The Obama era has given us a very expensive lesson in how employment has a strong demand component. Unemployment rises not just because the supply of jobs has diminished, but because people aren’t looking for work as aggressively as they might be.
That seems like a common-sense observation, but it has huge public policy implications. It’s an article of faith on the Left that welfare and redistribution programs have no significant negative impact on the workforce. Nearly everyone wants to work, we are told; the only reason they can’t get jobs is that greedy fat cat capitalists tuck their filthy money into treasure vaults instead of using it to hire people. The notion that welfare might make poverty worse, by providing incentives to remain poor and dependent instead of working, is anathema to our titanic social welfare state.

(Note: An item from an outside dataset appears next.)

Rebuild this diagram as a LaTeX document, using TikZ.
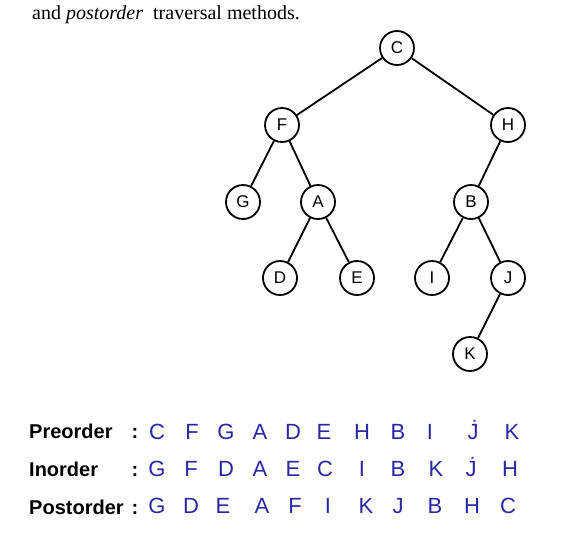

One of the many arguments born from this belief, which we heard quite a bit of during the recent observation of the Great Society’s 50th anniversary, is that compassionate government’s core mission is to make poverty more comfortable, rather than seeing to reduce it. This was offered as the counter-argument to charges that the Great Society was a failure because poverty is at least as widespread as ever, despite trillions spent in a “war” against it. Evidence that generous welfare benefits increase dependency and erode the workforce is extremely damaging to arguments that poverty is essentially a constant, and the best we can do is try to make it more bearable.
When considering a population of millions, social policy can’t be evaluated based on anecdotes or heartfelt ideological beliefs. Of course there are people on welfare, and trapped in the grim “working poor” twilight of employed dependency, who would very much like the opportunity to work hard and earn better lives for themselves. An economy shifting toward part-time work, to avoid hefty mandated costs on full-time jobs, offers fewer such opportunities; so does an economy slogging through a low-growth “recovery” that stretches on for years.
Conversely, we all know there are people who prefer living on the dole to having a job. Food Stamp Nation offers stories of both outrageous abuse, and people who really need help getting the help they need. Even most hardcore welfare-state liberals would be reluctant to deny that any such people exist. The question is, are there enough potential workers choosing welfare over work to make a real, statistically significant difference… and, if so, isn’t it both immoral and counter-productive to tax working Americans to maintain such a welfare state?
Dan Mitchell of the Cato Institute wrote on Monday of a new study from the National Bureau of Economic Research that offers “interesting findings on the link between redistribution programs and labor supply.” With due acknowledgement of the difficulty inherent in measuring the precise effects of any given social program – there are so many of them, the population of the United States is huge, and countless other factors influence national employment – the study found a highly significant correlation between welfare and the desire to work.
“The mid-1990s welfare reform apparently helped labor supply by pushing recipients to get a job,” Mitchell writes. “Disability programs, by contrast, strongly discourage productive behavior, while wage subsidies such as the earned-income credit ostensibly encourage work but also can discourage workforce participation for secondary earners in a household.”
Another interesting observation from the report concerned the Earned Income Tax Credit, which is supposed to provide incentives to work for the lowest income brackets by relieving them of tax burdens for their meager income. Instead, the report found that “EITC explains 71 percent of the decline in low-educated married mothers’ desire to work between 1988-1993 and 1994-2010.” The authors theorize this happened because EITC “raised family income and reduced secondary earners’ (typically women) incentives to work.”
Overall, the report found that “changes in the provision of welfare and social insurance explain about 60 percent of the decline in desire to work among prime-age females.”
Mitchell reviews some other studies and analyses confirming that people who receive welfare benefits – including the new ObamaCare subsidies that turned a huge swath of the “middle class” into government dependents – are very conscious of losing those benefits due to means-tested phase-outs. Some of these scaled benefits provide very obvious incentives against working more hours, or pursuing a higher salary – who wants to work harder for a net loss in disposable income? We should also carefully study the less blatantly obvious disincentives to work. How many people will work a lot harder, to earn a very small net gain in disposable income? Why trade reliable government benefits for enhanced income from a job that might go away in the near future, for a variety of reasons?
And why should working Americans be forced to pay for a high-overhead, much-abused welfare system that reduces our overall national productivity, even if it could be administered efficiently and honestly? The practical and spiritual benefits of work and independence are undervalued in America today. It is better for the economy, and for the heart and soul of the individual, to work for $8 an hour than to be paid $12 an hour by the government to do nothing.
We should be more honest about the difficulty of persuading people on that $12 dole to give it up and work for $8. They are not irrational to find that bargain unappealing, especially when a private-sector economy groaning under the titanic burden of government has a hard time producing good employment opportunities for marginal workers.
Our welfare system and economic policies are working very well, if you assumed the entire system was designed to fail. We are very far from the desirable practical and moral equilibrium of a system that places the lightest, fairest, most evenly-distributed burden of government possible upon the shoulders of a prosperous economy in which the greatest number of citizens are looking for work, and finding it. That is what we all want, isn’t it?